The other event we’ve organised was a wine and chocolate tasting in the Stables Bar, where you can come to meet the Peer Supporters over food and drink. It was very successful. One of my friends did a quiz on trying to figure out what flavour you’re tasting. I guess people find it enjoyable, just to come for food and chat. They don’t necessarily have to talk about their problems generally but it’s just so they know who we are and where to come to.
What’s a typical week like for a Peer supporter?
I haven’t actually been contacted formally that much except once at a drop-in session. That was probably the most formal setting it has come up in but it has had more of an impact on my personal relationships and interactions with people in informal settings. For example if you hear something’s going on in college, you can just think, I can use these skills or just sit back a bit and listen to them because that’s what they need right now. So I guess because it’s not as formal, it’s hard to measure the impact. But from talking to other Peer supporters, they’ve really enjoyed the training and benefitted for this programme.
So it can be hard to measure the impact?
Exactly. People don’t tend to come back and say, ‘it worked!’. You tend to wonder if that thing you said was right. It’s more like the concept is: this is this person’s space, and this is my space and reflecting on what they are actually telling me. I like to think about interactions, what it means to say something a certain way and the issues that are brought up. I think the training gives you better skills to just be with the person if they really need you to be there.

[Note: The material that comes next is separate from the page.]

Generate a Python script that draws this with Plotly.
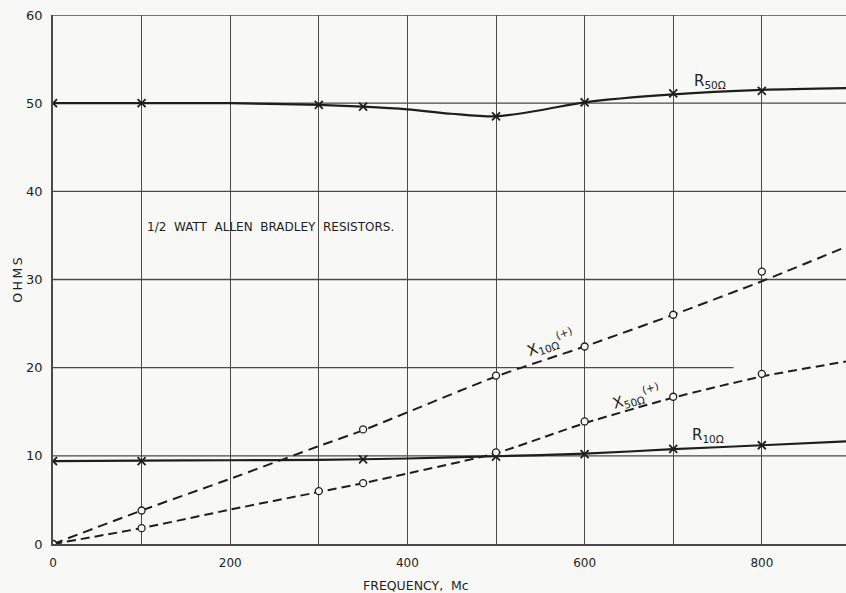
import plotly.graph_objects as go

# ---- data ----
freq_pts_r50 = [0, 100, 300, 350, 500, 600, 700, 800]
r50_pts = [50.0, 50.0, 49.8, 49.6, 48.5, 50.1, 51.1, 51.4]
freq_curve_r50 = [0, 100, 200, 300, 350, 400, 450, 500, 550, 600, 700, 800, 895]
r50_curve = [50.0, 50.0, 50.0, 49.8, 49.6, 49.3, 48.8, 48.5, 49.2, 50.1, 51.0, 51.5, 51.7]

freq_pts_r10 = [0, 100, 350, 500, 600, 700, 800]
r10_pts = [9.4, 9.4, 9.6, 9.9, 10.2, 10.8, 11.2]
freq_curve_r10 = [0, 100, 200, 300, 400, 500, 600, 700, 800, 895]
r10_curve = [9.4, 9.45, 9.5, 9.55, 9.7, 9.95, 10.25, 10.75, 11.2, 11.65]

freq_pts_x10 = [0, 100, 350, 500, 600, 700, 800]
x10_pts = [0.0, 3.8, 13.0, 19.1, 22.4, 26.0, 30.9]
freq_curve_x10 = [0, 100, 200, 300, 350, 500, 600, 700, 800, 895]
x10_curve = [0.0, 3.8, 7.4, 11.1, 12.9, 19.0, 22.4, 26.0, 29.8, 33.7]

freq_pts_x50 = [0, 100, 300, 350, 500, 600, 700, 800]
x50_pts = [0.0, 1.8, 6.0, 6.9, 10.4, 13.9, 16.7, 19.3]
freq_curve_x50 = [0, 100, 200, 300, 350, 400, 500, 600, 700, 800, 895]
x50_curve = [0.0, 1.8, 3.9, 5.9, 6.9, 8.0, 10.3, 13.7, 16.6, 19.0, 20.7]

x_tickvals = [0, 200, 400, 600, 800]
x_ticktext = ["0", "200", "400", "600", "800"]
y_tickvals = [0, 10, 20, 30, 40, 50, 60]
y_ticktext = ["0", "10", "20", "30", "40", "50", "60"]

INK = "#1e1e1e"
GRID = "#4a4a4a"
BG = "#f8f8f6"
FONT = "DejaVu Sans"

fig = go.Figure()

# curves
fig.add_trace(go.Scatter(x=freq_curve_r50, y=r50_curve, mode="lines",
                         line=dict(color=INK, width=2.2, shape="spline", smoothing=0.8)))
fig.add_trace(go.Scatter(x=freq_curve_r10, y=r10_curve, mode="lines",
                         line=dict(color=INK, width=2.2, shape="spline", smoothing=0.8)))
fig.add_trace(go.Scatter(x=freq_curve_x10, y=x10_curve, mode="lines",
                         line=dict(color=INK, width=2, dash="10px,6px", shape="spline", smoothing=0.6)))
fig.add_trace(go.Scatter(x=freq_curve_x50, y=x50_curve, mode="lines",
                         line=dict(color=INK, width=2, dash="9px,5px", shape="spline", smoothing=0.6)))

# measured points
for xs, ys in [(freq_pts_r50, r50_pts), (freq_pts_r10, r10_pts)]:
    fig.add_trace(go.Scatter(x=xs, y=ys, mode="markers",
                             marker=dict(symbol="x-thin", size=8, color=INK,
                                         line=dict(color=INK, width=1.8))))
for xs, ys in [(freq_pts_x10, x10_pts), (freq_pts_x50, x50_pts)]:
    fig.add_trace(go.Scatter(x=xs, y=ys, mode="markers",
                             marker=dict(symbol="circle", size=7, color=BG,
                                         line=dict(color=INK, width=1.3))))

# horizontal grid lines (y=20 line stops short as in the original)
shapes = []
for yv in [10, 30, 40, 50, 60]:
    shapes.append(dict(type="line", xref="paper", yref="y", x0=0, x1=1, y0=yv, y1=yv,
                       line=dict(color=GRID, width=1.3), layer="below"))
shapes.append(dict(type="line", xref="x", yref="y", x0=0, x1=768, y0=20, y1=20,
                   line=dict(color=GRID, width=1.3), layer="below"))


def lab(main, sub, sup=""):
    s = f"{main}<sub>{sub}</sub>"
    if sup:
        s += f"<sup>{sup}</sup>"
    return s


annotations = [
    dict(x=104, y=35.9, xref="x", yref="y", xanchor="left", yanchor="middle",
         text="1/2  WATT  ALLEN  BRADLEY  RESISTORS.", showarrow=False,
         font=dict(family=FONT, size=12, color=INK)),
    dict(x=741, y=52.5, xref="x", yref="y", text=lab("R", "50Ω"), showarrow=False,
         font=dict(family=FONT, size=15, color=INK)),
    dict(x=739, y=12.3, xref="x", yref="y", text=lab("R", "10Ω"), showarrow=False,
         font=dict(family=FONT, size=15, color=INK)),
    dict(x=561, y=22.9, xref="x", yref="y", text=lab("X", "10Ω", "(+)"), showarrow=False,
         textangle=-20, font=dict(family=FONT, size=15, color=INK)),
    dict(x=658, y=16.7, xref="x", yref="y", text=lab("X", "50Ω", "(+)"), showarrow=False,
         textangle=-16, font=dict(family=FONT, size=15, color=INK)),
    dict(x=410, y=-0.078, xref="x", yref="paper", text="FREQUENCY,  Mc", showarrow=False,
         yanchor="middle", font=dict(family=FONT, size=12.5, color=INK)),
    dict(x=-0.045, y=0.5, xref="paper", yref="paper", text="O\u2009H\u2009M\u2009S", showarrow=False,
         textangle=-90, xanchor="center", yanchor="middle",
         font=dict(family=FONT, size=12.5, color=INK)),
]

fig.update_layout(
    width=846, height=593,
    margin=dict(l=53, r=0, t=15, b=49),
    paper_bgcolor=BG, plot_bgcolor=BG,
    showlegend=False,
    shapes=shapes,
    annotations=annotations,
    xaxis=dict(range=[0, 895], tickmode="array", tickvals=x_tickvals, ticktext=x_ticktext,
               showgrid=True, gridcolor=GRID, gridwidth=1.3, zeroline=False,
               minor=dict(dtick=100, tick0=0, showgrid=True, gridcolor=GRID, gridwidth=1.3, ticks=""),
               showline=True, linecolor=GRID, linewidth=1.5, ticks="",
               tickfont=dict(family=FONT, size=12, color=INK), ticklabelstandoff=7),
    yaxis=dict(range=[0, 60], tickmode="array", tickvals=y_tickvals, ticktext=y_ticktext,
               showgrid=False, zeroline=False,
               showline=True, linecolor=GRID, linewidth=1.5, ticks="",
               tickfont=dict(family=FONT, size=13, color=INK), ticklabelstandoff=6),
)

fig.write_html("out.html", config={"displayModeBar": False},
               post_script="document.body.style.margin='0';document.body.style.padding='0';"
                           "document.body.style.overflow='hidden';")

Is there anything people should be aware of in the application process?
You now apply via an online form. The lead counsellor who runs the programme gets the applications, and also our Academic Administrator and the Junior Deans and I look at the applications. It’s a joint review. It sounds formal but it’s not that formal really. The questions they ask are common-sense.
Do you get training from the University counselling service?
Yes, it’s delivered by the head of the programme and other counsellors. Departments as well as colleges are now getting involved, for example the Dept of Population Health and medical students.
And there are also Peer Supporters for specific groups, eg Rainbow, Peers of Colour?
Yes, we have this as well. They get the same training but they get separate supervision.
What’s the biggest challenge in being a Peer Supporter?
The training is maybe more emotionally challenging than you might expect. It’s very different using your feeling brain to your thinking brain. It’s a different way of processing I guess. It’s nice to be in a safe environment with other Peer Supporters in training. It might not be what you expect.
The most enjoyable part is getting to know other trainees, knowing I now have these skills I can tap into if I find myself with a person in a difficult situation. It’s given me confidence.
What are the most important skills in being a Peer supporter?
I’d say openness, self-awareness, having a non-judgmental attitude, being approachable.
Anything else it would be important to know?
I guess you don’t need an interest in counselling to do it. (I’m still figuring out if that’s something I’d like to do in the future). But there are benefits for myself I didn’t anticipate, for example new friendships, and the training.